I was at the Scala for the London date of Arab Strap's farewell tour. Those of you who only have a scant knowledge of Arab Strap's ouevre might imagine that it's basically two dudes; one plays some sublime post-rock guitar figures against tinny disco beats, while the other rambles incoherently about sexual dysfunction and bathroom troubles. And you're kinda right. They were one of our greatest ever bands. Malcolm's compositions were constantly surprising, from the guitar and house beats of first single 'First Big Weekend' through to the doomy full-band cacophony of 'Fucking Little Bastards' – breathtaking low-key sadness abound. Yes, they had a song called 'Fucking Little Bastards'. The profane griminess of Aidan's lyrics were revelatory to most, and too tuthfully ugly to bear for everyone else.
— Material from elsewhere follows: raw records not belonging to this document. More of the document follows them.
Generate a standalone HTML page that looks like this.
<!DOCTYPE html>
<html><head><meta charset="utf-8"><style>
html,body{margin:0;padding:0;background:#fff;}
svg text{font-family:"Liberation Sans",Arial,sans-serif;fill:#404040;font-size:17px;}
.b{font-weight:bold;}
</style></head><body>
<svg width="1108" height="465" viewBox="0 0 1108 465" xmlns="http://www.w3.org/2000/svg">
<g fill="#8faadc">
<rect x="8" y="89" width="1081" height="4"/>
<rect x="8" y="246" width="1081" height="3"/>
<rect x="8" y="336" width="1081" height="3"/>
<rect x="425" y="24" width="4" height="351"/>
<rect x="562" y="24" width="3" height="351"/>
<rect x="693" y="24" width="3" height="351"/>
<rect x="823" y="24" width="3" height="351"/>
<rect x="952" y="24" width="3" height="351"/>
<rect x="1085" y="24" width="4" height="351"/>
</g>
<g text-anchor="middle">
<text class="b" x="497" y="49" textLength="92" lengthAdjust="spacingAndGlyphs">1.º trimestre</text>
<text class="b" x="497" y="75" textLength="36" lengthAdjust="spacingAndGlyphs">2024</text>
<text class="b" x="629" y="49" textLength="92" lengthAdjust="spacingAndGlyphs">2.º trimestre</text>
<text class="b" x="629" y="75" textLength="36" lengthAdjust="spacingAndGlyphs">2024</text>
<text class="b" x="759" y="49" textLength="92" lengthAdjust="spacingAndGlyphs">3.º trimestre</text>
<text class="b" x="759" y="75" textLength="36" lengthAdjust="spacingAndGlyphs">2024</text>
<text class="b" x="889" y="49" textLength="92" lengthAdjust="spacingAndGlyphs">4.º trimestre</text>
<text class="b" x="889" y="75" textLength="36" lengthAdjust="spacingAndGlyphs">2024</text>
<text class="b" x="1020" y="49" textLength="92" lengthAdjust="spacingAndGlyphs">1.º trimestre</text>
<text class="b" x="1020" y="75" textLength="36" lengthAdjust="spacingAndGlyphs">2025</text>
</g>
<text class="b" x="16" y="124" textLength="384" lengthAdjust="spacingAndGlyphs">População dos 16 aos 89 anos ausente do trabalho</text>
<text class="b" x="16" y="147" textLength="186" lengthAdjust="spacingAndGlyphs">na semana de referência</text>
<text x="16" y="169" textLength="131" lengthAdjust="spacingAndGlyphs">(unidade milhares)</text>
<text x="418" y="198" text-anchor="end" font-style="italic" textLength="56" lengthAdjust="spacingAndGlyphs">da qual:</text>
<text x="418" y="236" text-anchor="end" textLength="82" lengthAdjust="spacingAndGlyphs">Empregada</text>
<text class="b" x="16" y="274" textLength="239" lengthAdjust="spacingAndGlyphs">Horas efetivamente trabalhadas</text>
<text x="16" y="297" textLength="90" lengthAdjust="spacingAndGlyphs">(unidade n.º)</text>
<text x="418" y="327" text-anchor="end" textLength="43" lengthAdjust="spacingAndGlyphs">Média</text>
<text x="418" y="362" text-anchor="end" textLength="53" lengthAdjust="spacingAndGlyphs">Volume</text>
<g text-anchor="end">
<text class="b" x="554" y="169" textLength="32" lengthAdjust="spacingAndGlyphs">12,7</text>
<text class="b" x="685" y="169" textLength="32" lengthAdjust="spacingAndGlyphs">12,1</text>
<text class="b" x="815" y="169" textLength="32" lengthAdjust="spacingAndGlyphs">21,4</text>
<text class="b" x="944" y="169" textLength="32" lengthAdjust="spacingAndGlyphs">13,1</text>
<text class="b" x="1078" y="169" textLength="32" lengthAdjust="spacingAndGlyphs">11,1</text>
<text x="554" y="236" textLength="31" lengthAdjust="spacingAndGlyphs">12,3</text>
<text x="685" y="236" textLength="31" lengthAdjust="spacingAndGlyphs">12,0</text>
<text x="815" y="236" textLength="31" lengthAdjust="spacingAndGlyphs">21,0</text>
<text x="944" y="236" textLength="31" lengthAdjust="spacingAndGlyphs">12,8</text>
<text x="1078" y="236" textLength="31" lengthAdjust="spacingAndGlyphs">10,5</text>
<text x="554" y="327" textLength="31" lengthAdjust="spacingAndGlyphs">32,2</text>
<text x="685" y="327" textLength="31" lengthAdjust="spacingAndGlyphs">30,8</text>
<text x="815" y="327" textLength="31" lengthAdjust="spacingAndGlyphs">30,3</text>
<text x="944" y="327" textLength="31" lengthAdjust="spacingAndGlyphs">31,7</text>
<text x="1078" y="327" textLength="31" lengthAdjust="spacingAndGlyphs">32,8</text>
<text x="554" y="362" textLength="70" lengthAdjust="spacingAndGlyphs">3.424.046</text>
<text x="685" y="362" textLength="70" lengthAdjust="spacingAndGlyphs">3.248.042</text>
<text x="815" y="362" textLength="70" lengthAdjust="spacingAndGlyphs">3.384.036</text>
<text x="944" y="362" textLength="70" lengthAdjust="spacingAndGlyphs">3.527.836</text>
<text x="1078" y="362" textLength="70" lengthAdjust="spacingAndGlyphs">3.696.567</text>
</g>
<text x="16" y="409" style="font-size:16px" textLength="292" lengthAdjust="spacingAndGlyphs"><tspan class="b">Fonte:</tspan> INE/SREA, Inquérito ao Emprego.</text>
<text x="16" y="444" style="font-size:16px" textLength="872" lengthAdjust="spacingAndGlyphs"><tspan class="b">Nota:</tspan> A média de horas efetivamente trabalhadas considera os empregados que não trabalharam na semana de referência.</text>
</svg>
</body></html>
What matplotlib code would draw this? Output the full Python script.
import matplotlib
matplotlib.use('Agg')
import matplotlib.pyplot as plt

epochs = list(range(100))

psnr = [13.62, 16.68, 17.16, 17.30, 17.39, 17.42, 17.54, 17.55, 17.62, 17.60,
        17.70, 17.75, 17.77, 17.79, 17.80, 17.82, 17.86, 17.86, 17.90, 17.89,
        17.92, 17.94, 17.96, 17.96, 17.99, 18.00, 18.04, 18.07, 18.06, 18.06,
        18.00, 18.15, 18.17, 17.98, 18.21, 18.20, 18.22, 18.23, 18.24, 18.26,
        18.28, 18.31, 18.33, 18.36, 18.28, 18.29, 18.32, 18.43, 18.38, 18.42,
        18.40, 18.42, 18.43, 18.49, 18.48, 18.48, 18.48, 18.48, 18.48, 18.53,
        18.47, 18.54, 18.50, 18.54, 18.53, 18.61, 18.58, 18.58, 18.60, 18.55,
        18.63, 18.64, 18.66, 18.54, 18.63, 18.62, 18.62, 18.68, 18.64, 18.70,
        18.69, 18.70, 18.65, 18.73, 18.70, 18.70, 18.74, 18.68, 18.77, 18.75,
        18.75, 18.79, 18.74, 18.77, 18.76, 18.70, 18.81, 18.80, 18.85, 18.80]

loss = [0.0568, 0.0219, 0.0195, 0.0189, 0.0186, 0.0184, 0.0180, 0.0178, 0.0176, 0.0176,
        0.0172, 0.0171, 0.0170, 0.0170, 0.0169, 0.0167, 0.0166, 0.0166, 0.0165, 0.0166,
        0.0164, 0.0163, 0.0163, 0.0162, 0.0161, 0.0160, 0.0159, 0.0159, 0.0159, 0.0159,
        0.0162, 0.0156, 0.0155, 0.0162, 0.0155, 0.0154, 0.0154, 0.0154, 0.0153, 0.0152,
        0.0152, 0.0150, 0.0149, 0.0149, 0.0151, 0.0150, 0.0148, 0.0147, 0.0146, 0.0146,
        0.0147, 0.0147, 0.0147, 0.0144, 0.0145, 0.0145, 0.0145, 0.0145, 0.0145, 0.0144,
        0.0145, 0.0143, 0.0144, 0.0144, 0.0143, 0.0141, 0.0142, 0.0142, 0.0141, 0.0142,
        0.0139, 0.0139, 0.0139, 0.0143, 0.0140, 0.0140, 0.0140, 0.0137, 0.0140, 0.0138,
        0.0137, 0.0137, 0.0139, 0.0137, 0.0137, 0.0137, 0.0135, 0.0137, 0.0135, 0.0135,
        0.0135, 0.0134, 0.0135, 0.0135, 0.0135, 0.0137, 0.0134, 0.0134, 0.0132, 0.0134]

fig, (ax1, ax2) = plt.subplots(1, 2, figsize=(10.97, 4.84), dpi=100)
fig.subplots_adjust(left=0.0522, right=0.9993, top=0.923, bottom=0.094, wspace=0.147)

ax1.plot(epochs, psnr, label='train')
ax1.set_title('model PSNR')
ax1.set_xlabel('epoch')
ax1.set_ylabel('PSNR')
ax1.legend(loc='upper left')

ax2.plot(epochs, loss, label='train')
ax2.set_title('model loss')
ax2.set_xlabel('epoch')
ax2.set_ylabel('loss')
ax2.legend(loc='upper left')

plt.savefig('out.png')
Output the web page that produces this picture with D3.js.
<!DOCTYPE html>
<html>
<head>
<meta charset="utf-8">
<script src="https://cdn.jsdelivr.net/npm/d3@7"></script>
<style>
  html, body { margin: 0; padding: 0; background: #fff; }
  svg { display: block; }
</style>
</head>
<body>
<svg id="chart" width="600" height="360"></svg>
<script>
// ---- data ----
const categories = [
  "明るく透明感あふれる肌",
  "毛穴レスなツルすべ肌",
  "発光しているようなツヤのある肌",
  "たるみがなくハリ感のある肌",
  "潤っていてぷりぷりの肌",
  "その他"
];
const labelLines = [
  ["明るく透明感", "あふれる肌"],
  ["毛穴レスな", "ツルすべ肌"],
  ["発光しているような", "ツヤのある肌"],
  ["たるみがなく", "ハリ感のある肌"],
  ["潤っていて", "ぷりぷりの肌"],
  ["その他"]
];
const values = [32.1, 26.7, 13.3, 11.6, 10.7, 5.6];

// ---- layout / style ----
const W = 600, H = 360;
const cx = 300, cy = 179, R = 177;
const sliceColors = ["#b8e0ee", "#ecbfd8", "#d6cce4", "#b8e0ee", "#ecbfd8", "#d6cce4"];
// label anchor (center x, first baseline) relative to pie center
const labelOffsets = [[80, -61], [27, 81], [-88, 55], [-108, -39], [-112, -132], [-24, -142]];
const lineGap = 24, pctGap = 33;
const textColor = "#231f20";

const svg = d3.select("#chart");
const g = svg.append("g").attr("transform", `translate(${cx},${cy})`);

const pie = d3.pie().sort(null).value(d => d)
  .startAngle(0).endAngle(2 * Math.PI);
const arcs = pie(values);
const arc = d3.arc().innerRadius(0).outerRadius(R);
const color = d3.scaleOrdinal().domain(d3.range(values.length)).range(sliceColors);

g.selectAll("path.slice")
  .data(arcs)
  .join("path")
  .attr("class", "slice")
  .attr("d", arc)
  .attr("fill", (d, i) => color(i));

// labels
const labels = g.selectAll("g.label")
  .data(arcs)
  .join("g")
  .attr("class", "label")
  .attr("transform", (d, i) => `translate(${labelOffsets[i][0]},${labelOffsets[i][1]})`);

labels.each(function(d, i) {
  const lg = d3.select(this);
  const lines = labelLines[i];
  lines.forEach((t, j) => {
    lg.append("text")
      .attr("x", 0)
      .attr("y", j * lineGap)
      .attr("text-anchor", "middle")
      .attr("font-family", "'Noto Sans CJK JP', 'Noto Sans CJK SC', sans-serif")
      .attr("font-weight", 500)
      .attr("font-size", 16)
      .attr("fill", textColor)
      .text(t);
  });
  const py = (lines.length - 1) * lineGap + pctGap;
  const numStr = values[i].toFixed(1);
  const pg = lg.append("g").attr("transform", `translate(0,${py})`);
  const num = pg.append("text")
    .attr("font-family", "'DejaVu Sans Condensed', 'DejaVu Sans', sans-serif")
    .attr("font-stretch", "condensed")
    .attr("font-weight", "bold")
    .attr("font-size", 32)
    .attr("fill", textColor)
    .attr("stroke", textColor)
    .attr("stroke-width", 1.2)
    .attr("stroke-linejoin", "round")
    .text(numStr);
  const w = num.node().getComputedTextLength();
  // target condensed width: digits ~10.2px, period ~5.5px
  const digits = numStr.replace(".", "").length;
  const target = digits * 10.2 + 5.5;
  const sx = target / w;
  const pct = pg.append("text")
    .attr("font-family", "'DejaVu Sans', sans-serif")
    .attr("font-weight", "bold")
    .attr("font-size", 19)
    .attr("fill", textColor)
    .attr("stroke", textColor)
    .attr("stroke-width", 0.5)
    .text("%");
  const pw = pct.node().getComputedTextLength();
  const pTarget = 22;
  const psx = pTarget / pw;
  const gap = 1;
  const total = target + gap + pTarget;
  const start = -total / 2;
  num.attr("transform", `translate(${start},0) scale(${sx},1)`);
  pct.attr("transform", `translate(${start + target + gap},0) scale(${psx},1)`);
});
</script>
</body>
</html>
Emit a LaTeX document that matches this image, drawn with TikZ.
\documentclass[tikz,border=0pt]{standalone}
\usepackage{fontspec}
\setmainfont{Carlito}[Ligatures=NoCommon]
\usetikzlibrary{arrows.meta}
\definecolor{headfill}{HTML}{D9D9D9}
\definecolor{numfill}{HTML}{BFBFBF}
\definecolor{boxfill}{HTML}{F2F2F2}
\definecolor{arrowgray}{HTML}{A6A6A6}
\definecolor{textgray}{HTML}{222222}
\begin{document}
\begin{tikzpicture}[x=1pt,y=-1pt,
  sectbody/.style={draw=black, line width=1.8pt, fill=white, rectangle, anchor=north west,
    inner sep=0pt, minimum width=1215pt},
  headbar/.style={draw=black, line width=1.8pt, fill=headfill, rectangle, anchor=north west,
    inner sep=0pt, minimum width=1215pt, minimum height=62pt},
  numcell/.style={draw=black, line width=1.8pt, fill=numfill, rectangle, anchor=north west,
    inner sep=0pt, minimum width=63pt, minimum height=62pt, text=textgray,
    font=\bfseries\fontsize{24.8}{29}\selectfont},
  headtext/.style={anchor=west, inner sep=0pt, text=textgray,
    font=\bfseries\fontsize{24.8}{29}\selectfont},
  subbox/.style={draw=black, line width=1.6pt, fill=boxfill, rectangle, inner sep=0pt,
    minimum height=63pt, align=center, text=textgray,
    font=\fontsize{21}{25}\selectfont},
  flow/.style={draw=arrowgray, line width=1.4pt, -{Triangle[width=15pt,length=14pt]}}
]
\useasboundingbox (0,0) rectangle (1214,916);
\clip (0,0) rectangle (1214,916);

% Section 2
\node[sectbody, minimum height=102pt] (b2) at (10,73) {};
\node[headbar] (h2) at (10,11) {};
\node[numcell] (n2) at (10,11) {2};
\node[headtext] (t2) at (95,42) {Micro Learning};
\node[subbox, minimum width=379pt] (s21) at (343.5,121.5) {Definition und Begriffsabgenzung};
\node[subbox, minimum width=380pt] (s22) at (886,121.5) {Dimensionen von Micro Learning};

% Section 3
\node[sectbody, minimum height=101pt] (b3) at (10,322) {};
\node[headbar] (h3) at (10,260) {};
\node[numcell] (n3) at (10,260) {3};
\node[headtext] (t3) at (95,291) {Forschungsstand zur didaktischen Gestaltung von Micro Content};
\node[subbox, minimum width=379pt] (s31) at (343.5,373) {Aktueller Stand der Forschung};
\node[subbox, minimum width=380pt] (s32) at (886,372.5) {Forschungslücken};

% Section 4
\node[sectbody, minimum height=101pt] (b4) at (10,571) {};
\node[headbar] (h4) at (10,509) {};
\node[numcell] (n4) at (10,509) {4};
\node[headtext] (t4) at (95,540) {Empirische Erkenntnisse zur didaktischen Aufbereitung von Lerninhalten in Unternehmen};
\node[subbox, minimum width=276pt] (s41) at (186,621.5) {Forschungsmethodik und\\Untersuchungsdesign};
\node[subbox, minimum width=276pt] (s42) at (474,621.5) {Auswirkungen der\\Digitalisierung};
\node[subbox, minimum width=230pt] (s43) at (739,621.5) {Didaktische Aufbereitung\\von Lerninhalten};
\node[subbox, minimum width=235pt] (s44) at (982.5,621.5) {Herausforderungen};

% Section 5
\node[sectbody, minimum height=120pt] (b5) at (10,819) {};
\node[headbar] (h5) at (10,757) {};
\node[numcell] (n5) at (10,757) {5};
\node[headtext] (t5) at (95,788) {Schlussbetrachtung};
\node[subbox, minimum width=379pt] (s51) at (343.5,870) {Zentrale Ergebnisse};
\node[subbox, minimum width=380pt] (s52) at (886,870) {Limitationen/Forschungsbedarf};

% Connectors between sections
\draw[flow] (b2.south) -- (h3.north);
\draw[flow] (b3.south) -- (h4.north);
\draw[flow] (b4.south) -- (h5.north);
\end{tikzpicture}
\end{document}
Whoever it was that said 'Profanity is a crutch for the inarticulate' has never heard Aidan spit 'This cunted circus never ends' – it's all in the delivery. I thought of trying to argue that Arab Strap are a romantic band, but I'm nowhere near that clever. Pretty much all their songs deal with relationships, and there is hope and happiness in there, but Arab Strap were at their most incisive when railing against romance – the tone and delivery always suggested to me that they were men who believed in love, they just believed that it was faintly ridiculous and harrowing. Pragmatists – I'm surprised how few of them there are in music. But talking about Aidan's lyrics is pointless, they're as naked as he was on the front of 'Philophobia'. Essentially, everything I've ever been told about the Smiths is more true of Arab Strap. Their songs are better, they're funnier and infinitely more incisive. 

But anyways, the gig. They were in their current 5-man formation for most of the show. Aidan told the audience a couple of times that this would be the last London show, once at the start (the crowd boo, Aidan says 'Well, it's happened. Nothing you can do about it'), and once at the end ('This is our last song, and then….that's your lot'), but apart from that it felt very much like a typical Strap show. I've really enjoyed them live in recent years, and they raise a pretty fierce racket on the noisier songs, which is awesome, but the real treat was the end of the show – Malcolm and Aidan alone doing 'The Shy Retirer', as fitting an end point as there could be, I suppose. 'We'll all be here….until the pigs chuck us out', and then they were off. Sad as I am to see them go, Malcolm and Aidan are too talented and, y'know, interesting for this to be the end. Arab Strap, I salute you. 

Cat Power at the Roundhouse

I tells you what, if theres one thing you can count on in one of my Matablog posts, it's the consistency of my photography. They're either rubbish or not there at all, and today it's the latter (the above was taken by Carlos – thank you Carlos).  But believe me, the Roundhouse is a lovely venue. It's only recently reopened, and it feels like one of those all-purpose venues, equally adaptable to band shows or yr more esoteric fare. Another nice thing about the Roundhouse is, being newly reopened, theres no stigma in regards to what sort of venue it is. Cat Power's June show at the Barbican was going to be a seated, serious, classy affair cause that's what you get at the Barbican. It became apparent fairly early on that this show would be pretty different – the standing audience rapturously getting into the Memphis Rhythm Band's pre-Chan soul workout set the tone for the evening. Everything seemed a little more pronounced to me, as if Chan and The MRB didn't think they had the crowd in the palm of their hands, and were playing harder than ever to win us over. I've heard all the amateur psychobabbble from journalists over the last few months over how audiences now feel 'proud' of Chan etc etc, but I did get a wee bit emotional when they played a taut, muscular version of 'Cross Bones Style' (with added 'Nude As The News' lyrics) – for some reason, I thought I'd never see her perform that song live. Elsewhere, it's business as usual: 'Where Is My Love?' is still arrestingly beautiful, and 'Love & Communication' is as rousing a finale as you could hope for. It seems like every show is different, and happily they're getting better and better.